Cette pénétration s’exerce aussi dans d’autres pays et sous une forme beaucoup plus subtile qui crée rapidement ce qu’on a appelé la « sud-américanisation » de ces continents, c’est-à-dire le développement d’une bourgeoisie parasitaire qui n’ajoute rien à la richesse nationale mais qui, au contraire, accumule hors du pays dans les banques capitalistes ses énormes profits malhonnêtes et traite avec l’étranger pour obtenir encore davantage de bénéfices, avec un mépris absolu pour le bien-être de son peuple. (…)
L’aspect de la libération par les armes d’une puissance politique d’oppression doit être abordé suivant les règles de l’internationalisme prolétarien: s’il est absurde de penser qu’un directeur d’entreprise dans un pays socialiste en guerre puisse hésiter à envoyer les tanks qu’il produit sur un front ne pouvant présenter de garanties de paiement, il ne doit pas sembler moins absurde de vouloir vérifier la solvabilité d’un peuple qui lutte pour sa libération ou qui a besoin d’armes pour défendre sa liberté.

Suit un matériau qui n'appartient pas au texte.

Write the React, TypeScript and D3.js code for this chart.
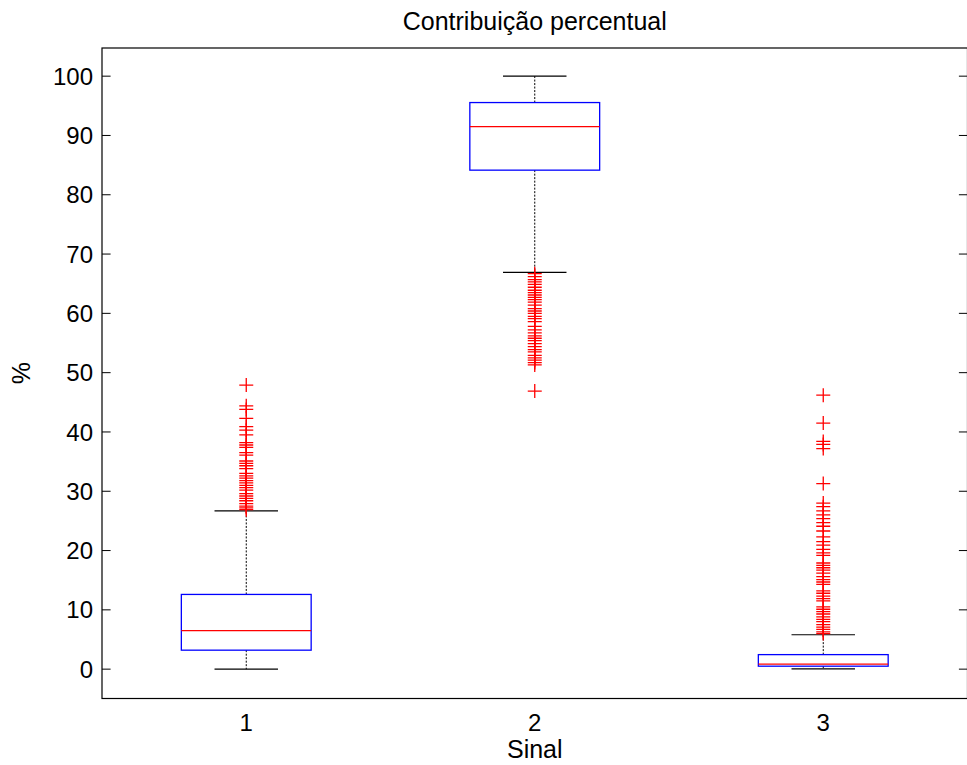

Dans nos mondes, les armes ne sauraient être marchandises, elles doivent être livrées absolument gratuitement dans les quantités nécessaires – et possibles – aux peuple qui les demandent pour les utiliser contre l’ennemi commun.
C’est dans cet esprit que l’Union soviétique et la République populaire de Chine nous ont accordé leur aide militaire. Nous sommes socialistes, nous constituons une garantie d’utilisation de ces armes, mais nous ne sommes pas les seuls et nous devons tous être traités de la même manière. (… )
Je ne voudrais pas terminer ces mots, ce rappel de principes que vous connaissez tous, sans attirer l’attention de cette assemblée sur le fait que Cuba n’est pas le seul pays d’Amérique latine, tout simplement c’est Cuba qui a la chance de parler aujourd’hui devant vous, je veux rappeler que d’autres peuples versent leur sang pour obtenir le droit que nous avons, et d’ici comme de toutes les conférences et partout où elles ont lieu, nous saluons les peuples héroïques du Vietnam, du Laos, de la Guinée dite portugaise, de l’Afrique du Sud et de la Palestine; à tous les pays exploités qui luttent pour leur émancipation nous devons faire entendre notre voix amie, nous devons tendre la main et offrir nos encouragements aux peuples frères du Venezuela, du Guatemala et de Colombie qui aujourd’hui, les armes à la main, disent définitivement « non » à l’ennemi impérialiste.